Any time a landlord rents out an apartment, he is taking a risk. If he gets the wrong type of tenant, his asset could be virtually destroyed. When you are asked to provide a security deposit it will cover any damages that you may make to the apartment when you are living there.
The Protections For Your Security Deposit in Albertan Rental Properties
Just as a landlord has recourse against tenants who damage rental property, tenants enjoy reasonable expectation that their security deposits will be held in trust and returned promptly. By law, a landlord may require no more than one month's rent as a security deposit, and it must be retained in a designated trust account. The deposit cannot be retained without justifiable cause, and final settlement must be made in a timely manner.
Following move-out, the landlord has 10 days to supply a tenant with a Statement of Account, detailing the reasons for any amounts to be withheld. Valid reasons include the cost of necessary repairs, cleaning fees, unpaid rent or other unpaid fees, and unreturned keys.
If you signed a rental agreement prior to move-in, review that agreement and accompany the landlord or a property inspector on a walk-through prior to move-out. Document, as suggested, the property's condition with photographs, and you should encounter no problems. If you have not received a final statement of account within 30 days, or if there is a continuing and unresolvable dispute between you and your landlord, you may file an application with the provincial court, or ask for resolution through the Residential Tenancy Dispute Resolution Service, which provides a way to resolve problems outside of court.
What Does the Safety Deposit Cover?
The deposit covers other thing besides damages as well. Most leases contain a clause that states that the apartment must be left in the same condition as it was when you first moved into it. If, for instance, you decide to upgrade the beige paint job in the apartment to a baby blue colour, you have made changes to the unit. The landlord has the right to take funds out of your security deposit to repaint the apartment.
Making Unauthorized Changes to the Apartment
It doesn't matter whether you think you upgraded the apartment by providing a brand new paint job. You made changes and can be billed for them unless you have previous authorization to paint the unit in blue from your landlord.
If you do get the approval to make any changes, it must be done in writing. Once you have signed a physical contract any amendments to it must be made physically as well.
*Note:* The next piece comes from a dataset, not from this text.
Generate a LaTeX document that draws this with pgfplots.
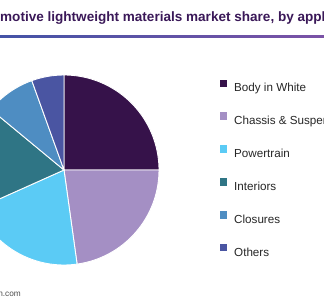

A verbal contract regarding the changes can be disputed. You must get things recorded in writing.
Using Photography to Get Your Security Deposit Back
The best way to protect yourself to insure that you can get back your security deposit without any problem is to take before and after pictures of the apartment. Before moving in your furniture, take out you cell phone and snap some pictures of the apartment. If you notice anything broken, stained or dirty, be sure to take close-up pictures of the specific areas. Then, once you have moved out, take some more pictures that can prove the condition of the apartment when you left it. This way, you will have proof that you can easily provide should any questions arise concerning your security deposit and how much you'll get back.